O fato é que muitas vezes uma empresa não tem uma única visão internamente. Dentro de uma mesma organização o RH pode ver o plano de saúde como um fator de retenção de talentos, enquanto o CFO vê o plano de saúde apenas como um custo a ser gerido.

O importante para o gestor é buscar qual é a essência da organização, porque se as ações do gestor estiverem desalinhadas com o que a empresa acredita, seu plano pode estar fadado ao fracasso.

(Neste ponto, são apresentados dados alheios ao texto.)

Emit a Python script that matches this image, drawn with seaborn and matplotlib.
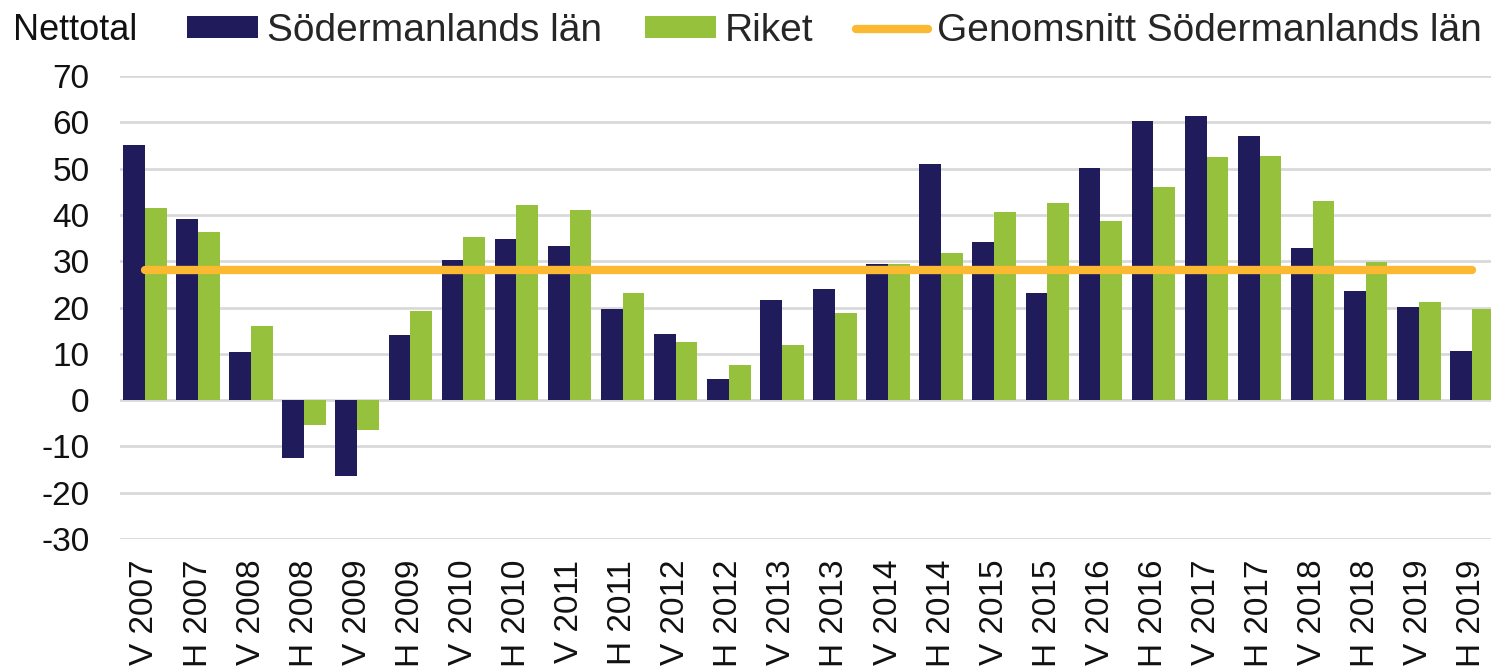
import matplotlib
matplotlib.use("Agg")
import matplotlib.pyplot as plt
from matplotlib.patches import Patch
from matplotlib.lines import Line2D
import seaborn as sns
import pandas as pd

# ---- data ----
categories = ["V 2007", "H 2007", "V 2008", "H 2008", "V 2009", "H 2009",
              "V 2010", "H 2010", "V 2011", "H 2011", "V 2012", "H 2012",
              "V 2013", "H 2013", "V 2014", "H 2014", "V 2015", "H 2015",
              "V 2016", "H 2016", "V 2017", "H 2017", "V 2018", "H 2018",
              "V 2019", "H 2019"]
sodermanland = [55.0, 39.1, 10.3, -12.4, -16.3, 14.1,
                30.2, 34.8, 33.3, 19.7, 14.2, 4.5,
                21.6, 24.0, 29.4, 50.9, 34.1, 23.2,
                50.1, 60.2, 61.3, 57.1, 32.9, 23.6,
                20.1, 10.7]
riket = [41.5, 36.4, 16.1, -5.3, -6.4, 19.3,
         35.2, 42.2, 41.1, 23.2, 12.6, 7.6,
         11.9, 18.8, 29.4, 31.7, 40.7, 42.6,
         38.7, 46.1, 52.4, 52.7, 43.0, 29.8,
         21.2, 19.7]
genomsnitt = 28.0
series_names = ["Södermanlands län", "Riket", "Genomsnitt Södermanlands län"]
y_title = "Nettotal"
yticks = [-30, -20, -10, 0, 10, 20, 30, 40, 50, 60, 70]

# ---- style ----
dark = "#201C5C"
green = "#95C13D"
orange = "#FBB931"
grid_c = "#D9D9D9"

sns.set_theme(style="white")
plt.rcParams["font.family"] = ["Liberation Sans", "DejaVu Sans"]

df = pd.DataFrame({
    "Period": categories * 2,
    "Serie": [series_names[0]] * len(categories) + [series_names[1]] * len(categories),
    "Värde": sodermanland + riket,
})

fig = plt.figure(figsize=(14.91, 6.69), dpi=100)
ax = fig.add_axes([120 / 1491, 1 - 539 / 669, 1 - 120 / 1491, (539 - 76) / 669])

sns.barplot(data=df, x="Period", y="Värde", hue="Serie", order=categories,
            hue_order=series_names[:2],
            palette={series_names[0]: dark, series_names[1]: green},
            width=0.82, linewidth=0, saturation=1, legend=False, ax=ax,
            errorbar=None, zorder=2)

xs = list(range(len(categories)))
ax.plot([xs[0], xs[-1]], [genomsnitt, genomsnitt], color=orange, lw=6,
        solid_capstyle="round", zorder=3)

ax.set_ylim(-30, 70)
ax.set_xlim(-0.47, len(categories) - 1 + 0.36)
ax.set_yticks(yticks)
ax.set_yticklabels([str(t) for t in yticks], fontsize=24, color="#111111")
ax.set_xticks(xs)
ax.set_xticklabels(categories, rotation=90, fontsize=24, color="#111111",
                   ha="center", va="top")
ax.tick_params(axis="y", length=0, pad=22)
ax.tick_params(axis="x", length=0, pad=15)
ax.set_xlabel("")
ax.set_ylabel("")
ax.yaxis.grid(True, color=grid_c, lw=2, zorder=0)
ax.xaxis.grid(False)
ax.set_axisbelow(True)
for s in ax.spines.values():
    s.set_visible(False)

fig.text(13 / 1491, 1 - 30 / 669, y_title, fontsize=26, color="#111111",
         ha="left", va="center")

handles = [Patch(facecolor=dark, edgecolor="none"),
           Patch(facecolor=green, edgecolor="none"),
           Line2D([0], [0], color=orange, lw=6, solid_capstyle="round")]
fig.legend(handles, series_names, loc="center left",
           bbox_to_anchor=(187 / 1491, 1 - 31 / 669), ncol=3, frameon=False,
           fontsize=28, handlelength=1.83, handleheight=0.5, handletextpad=0.23,
           columnspacing=1.1, borderpad=0, borderaxespad=0)

fig.savefig("out.png", dpi=100)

Cabe ao gestor compreender essa visão corporativa e adaptar as soluções de maneira alinhada à organização, ajustando uma melhor visão a cada conquista ou resultado com o plano médico.

Um gestor de benefícios na vanguarda dos conceitos de gestão do plano médico se preocupa em buscar ferramentas que o auxiliem efetivamente a controlar o custo de saúde, tem uma visão mais arrojada quanto às formas de exigir entrega por parte do corretor e/ou da operadoras  e pensa em deixar um legado sustentável na organização em relação ao plano de saúde. Afinal, em algumas empresas o plano de saúde é tão importante que faz parte da história da organização (exemplo em autogestões), então perder qualidade ou correr o risco de descontinuidade deste benefício seria destruir um legado. Algo que ninguém quer no seu currículo.

Todas estas visões e comportamentos das empresas não tratam de uma questão de certo ou errado, mas às vezes de cultura organizacional. Eu já presenciei diretor comercial enfrentar o CEO em reunião de diretoria porque a proposta era de uma revisão da rede médica e ele entendia que não era possível “vender” qualquer mudança no plano de saúde para a sua equipe e mantê-la motiva ainda que não houvesse uma análise objetiva para a sua resistência. Apesar dos desafios, é obrigação do gestor identificar e entender a motivação pela qual a empresa contratou plano de saúde aos seus colaboradores e alertá-la caso a política de benefícios esteja desalinhada da missão escrita e comunicada aos colaboradores e sociedade. Talvez este seja um caminho mais efetivo para acertarmos o ritmo internamente na gestão do plano médico.